= INSTRUCTIONS TO FOLLOW =
Collect all lines from the listing that include the string "diagram".

::: THE DATA

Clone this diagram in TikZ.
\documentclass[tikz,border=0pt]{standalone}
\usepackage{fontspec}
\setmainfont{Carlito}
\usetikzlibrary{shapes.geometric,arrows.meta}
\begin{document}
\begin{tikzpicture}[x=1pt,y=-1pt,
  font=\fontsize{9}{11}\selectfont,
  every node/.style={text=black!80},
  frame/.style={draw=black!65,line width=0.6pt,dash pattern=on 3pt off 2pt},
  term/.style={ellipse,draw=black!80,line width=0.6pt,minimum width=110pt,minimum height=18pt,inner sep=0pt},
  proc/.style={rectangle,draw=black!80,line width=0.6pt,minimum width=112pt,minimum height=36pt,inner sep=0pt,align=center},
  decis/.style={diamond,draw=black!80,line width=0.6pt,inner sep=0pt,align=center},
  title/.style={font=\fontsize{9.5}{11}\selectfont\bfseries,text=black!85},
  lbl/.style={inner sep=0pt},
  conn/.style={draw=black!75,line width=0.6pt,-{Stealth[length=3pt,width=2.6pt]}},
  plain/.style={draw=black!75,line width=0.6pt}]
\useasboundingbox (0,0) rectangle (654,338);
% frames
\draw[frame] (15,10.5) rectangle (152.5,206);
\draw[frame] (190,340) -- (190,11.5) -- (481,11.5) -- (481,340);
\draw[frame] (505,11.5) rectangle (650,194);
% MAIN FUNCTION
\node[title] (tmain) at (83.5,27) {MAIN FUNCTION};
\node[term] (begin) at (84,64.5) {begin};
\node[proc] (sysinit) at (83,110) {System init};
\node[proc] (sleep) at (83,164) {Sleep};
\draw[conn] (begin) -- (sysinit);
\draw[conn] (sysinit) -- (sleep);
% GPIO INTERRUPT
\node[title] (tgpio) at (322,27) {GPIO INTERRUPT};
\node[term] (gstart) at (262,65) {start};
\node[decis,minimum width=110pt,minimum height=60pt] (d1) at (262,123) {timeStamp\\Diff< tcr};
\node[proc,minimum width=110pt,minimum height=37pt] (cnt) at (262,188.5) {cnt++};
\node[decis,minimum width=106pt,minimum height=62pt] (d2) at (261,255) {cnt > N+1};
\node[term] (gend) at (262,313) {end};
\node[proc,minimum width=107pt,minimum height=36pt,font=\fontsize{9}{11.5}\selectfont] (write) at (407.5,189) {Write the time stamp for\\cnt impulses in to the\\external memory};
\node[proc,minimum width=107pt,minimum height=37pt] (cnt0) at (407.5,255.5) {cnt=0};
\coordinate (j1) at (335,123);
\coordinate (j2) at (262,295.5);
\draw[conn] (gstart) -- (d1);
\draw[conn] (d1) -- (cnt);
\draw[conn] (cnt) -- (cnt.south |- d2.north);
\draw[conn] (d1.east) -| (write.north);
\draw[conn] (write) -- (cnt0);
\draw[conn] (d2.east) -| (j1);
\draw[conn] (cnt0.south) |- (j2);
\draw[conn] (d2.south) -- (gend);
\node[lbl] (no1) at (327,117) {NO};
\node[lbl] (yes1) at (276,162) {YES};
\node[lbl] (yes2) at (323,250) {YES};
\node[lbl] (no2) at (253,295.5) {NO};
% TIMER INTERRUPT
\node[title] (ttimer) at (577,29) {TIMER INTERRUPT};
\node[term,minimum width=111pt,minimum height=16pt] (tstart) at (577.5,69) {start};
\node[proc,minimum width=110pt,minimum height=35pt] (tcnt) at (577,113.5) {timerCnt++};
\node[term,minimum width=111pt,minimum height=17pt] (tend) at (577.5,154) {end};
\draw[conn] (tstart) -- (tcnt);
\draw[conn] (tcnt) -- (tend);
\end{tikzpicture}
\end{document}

::::::
::: THE DATA

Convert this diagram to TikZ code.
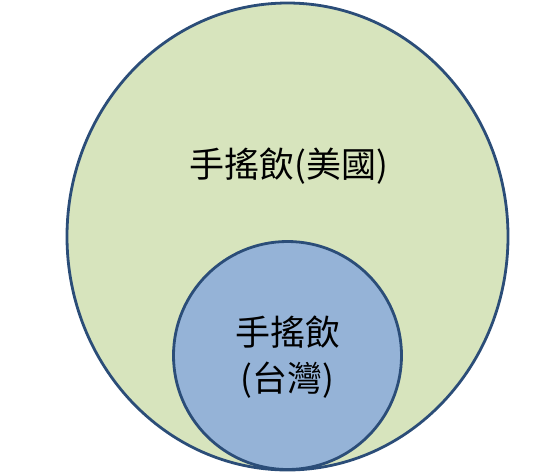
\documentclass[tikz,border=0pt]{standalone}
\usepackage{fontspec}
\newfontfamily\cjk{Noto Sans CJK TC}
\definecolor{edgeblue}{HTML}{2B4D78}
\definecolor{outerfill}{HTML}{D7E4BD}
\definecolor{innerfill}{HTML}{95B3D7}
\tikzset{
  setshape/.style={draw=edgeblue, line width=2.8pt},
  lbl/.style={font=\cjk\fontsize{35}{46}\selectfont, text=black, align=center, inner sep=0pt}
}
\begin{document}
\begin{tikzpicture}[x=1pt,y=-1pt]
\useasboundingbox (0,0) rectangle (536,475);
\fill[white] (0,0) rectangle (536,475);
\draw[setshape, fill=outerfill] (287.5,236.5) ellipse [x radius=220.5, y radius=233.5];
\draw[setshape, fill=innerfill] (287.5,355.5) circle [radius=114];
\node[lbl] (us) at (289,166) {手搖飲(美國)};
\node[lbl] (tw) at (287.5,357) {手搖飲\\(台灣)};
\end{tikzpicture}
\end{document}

::::::

= EXERCISE SOLUTION =
Clone this diagram in TikZ.
Convert this diagram to TikZ code.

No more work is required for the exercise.